The techniques presented in this paper make it possible to efficiently simulate the behavior of a moderately complex layered elastic character on current graphics workstations. However, in order for them to be used effectively in an interactive context, one major problem remains to be solved: establishing the relation between real-time and simulation time. During interactive manipulation of the skeleton, the secondary animation of the skin has to follow the skeleton's motion, at a constant simulation speed that should be determined by the user. Our current solution is to try to maintain a constant simulation time over real time ratio by permitting only small stepsize adaptations, so that the number of integration steps per frame does not vary too much. This solution forces users to select conservative stepsize intervals in order to avoid stability problems. We are currently exploring the possibility of letting the user specify the desired relation between real time and simulation time, and to adaptively resample the simulated model at each frame, selecting a number of simulated mass-points as a function of the load of the system in order to meet the timing constraints. The animator thus has the option of deciding whether to give preference to high spatial resolution dynamic effects to be viewed in slow motion, or to geometrically simplified characters animated at real-time speeds. Only secondary skin animation is affected by this choice, since the skeleton is always manipulated in real-time and the constraints that ensure that the skin is wrapped around it are always met.
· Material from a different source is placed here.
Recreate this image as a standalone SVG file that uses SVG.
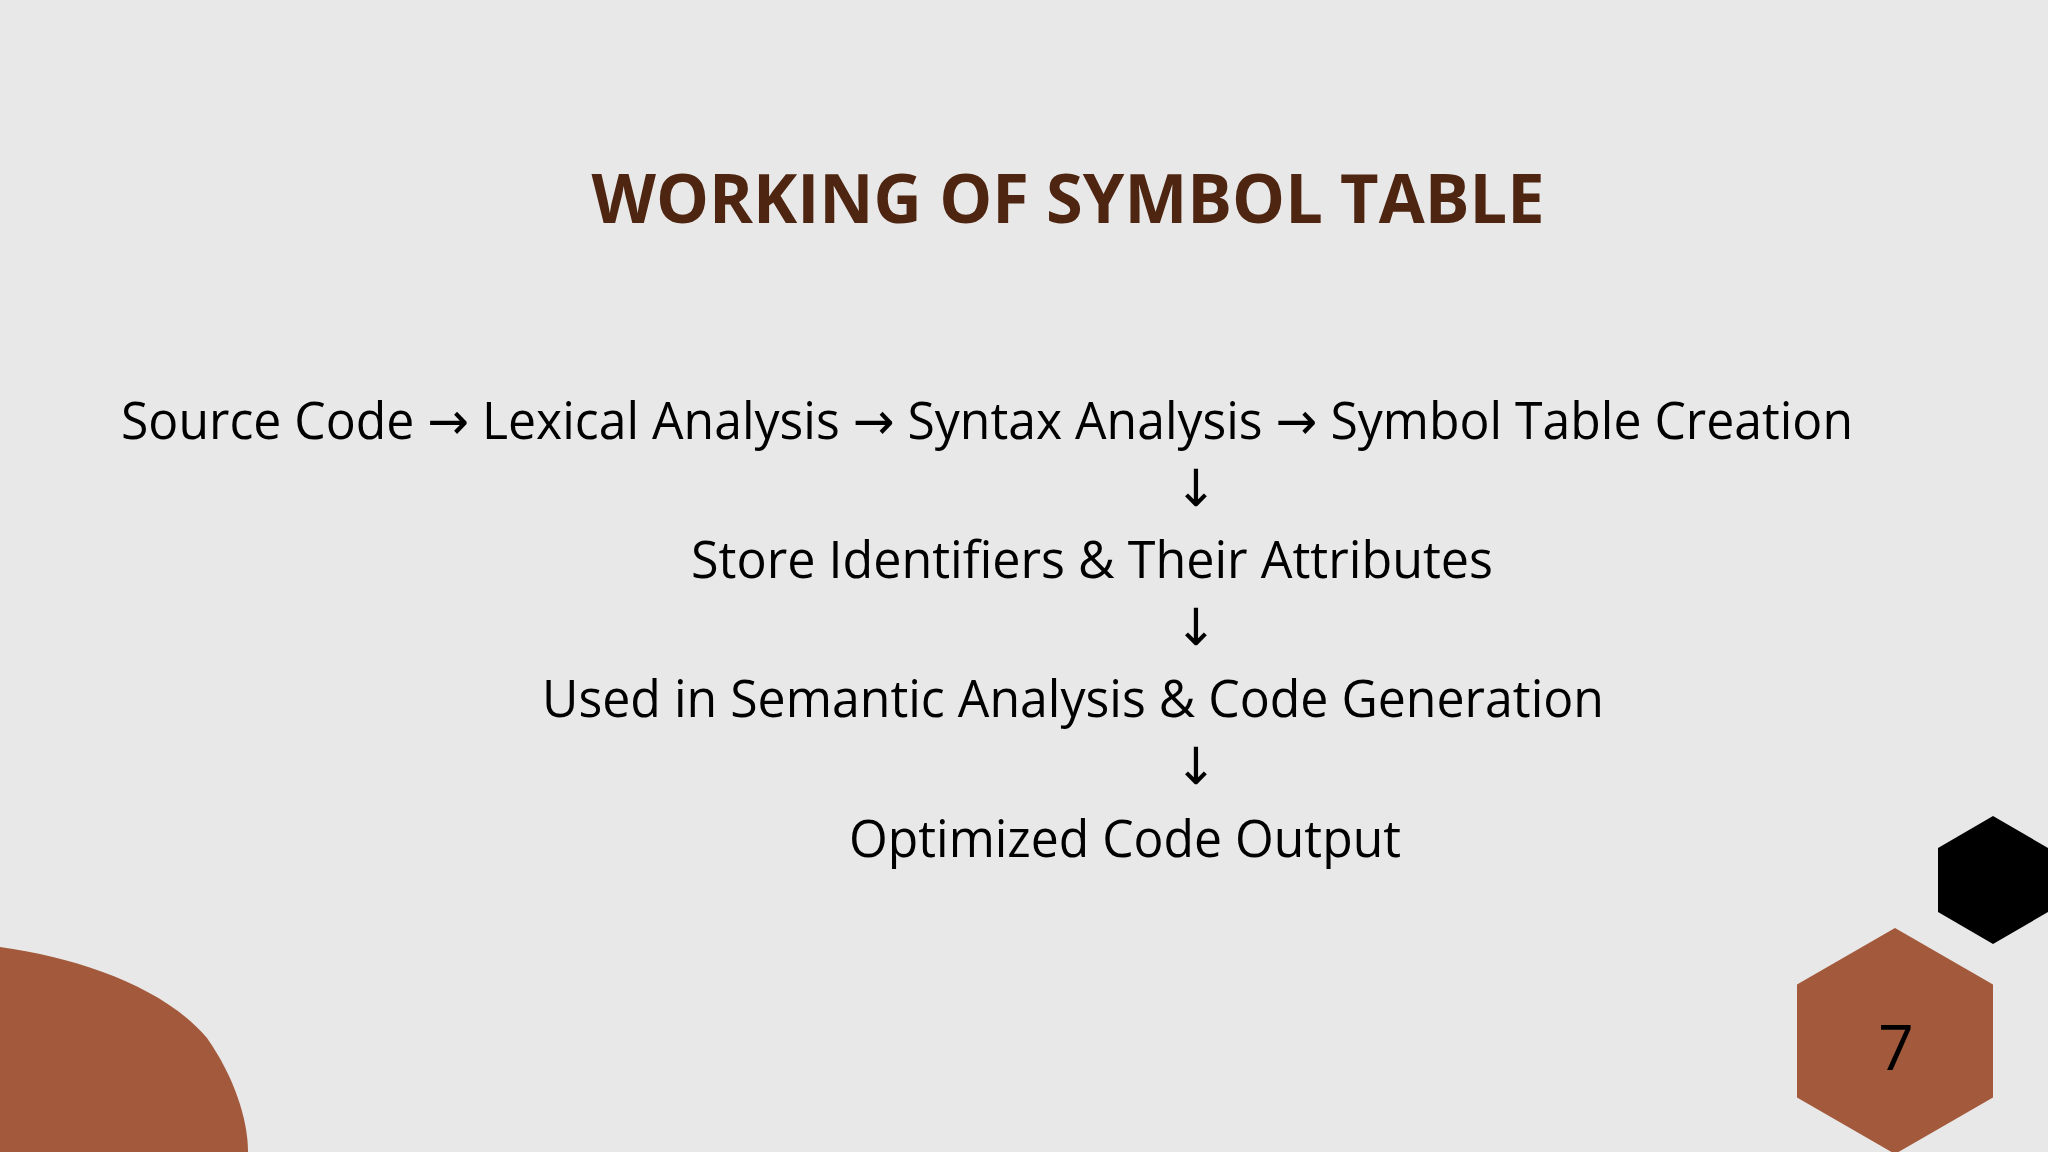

We also believe that highly interactive user interfaces based on 3D direct manipulation can be successfully applied to the task of constructing animated characters. By viewing a stereo display that dynamically follows the user's head motion and by interacting with the simulated character model using both hands simultaneously, the animator can manipulate the objects appearing in front of the screen through a virtual tool metaphor. This makes it possible for construction and animation of 3D characters to be performed more easily and more rapidly than is possible using traditional interactive techniques.

Our future work on the system's user interface will concentrate on developing more tools for character construction and character animation, the goal being the creation of a system where all interaction is done in three dimensions. We would also like to improve registration between virtual and physical space by developing visual calibration procedures. Such a system, we believe, would provide a prototype user-interface metaphor useful in a variety of highly-interactive desktop VR applications in areas such as surgical simulation, surface modeling and scientific visualization as well as animation.

Acknowledgments

This work was partially supported by the United States National Science Foundation Interactive Systems grant number 1R1-95-03-093 and by the financial contribution of the Sardinian Regional Authorities.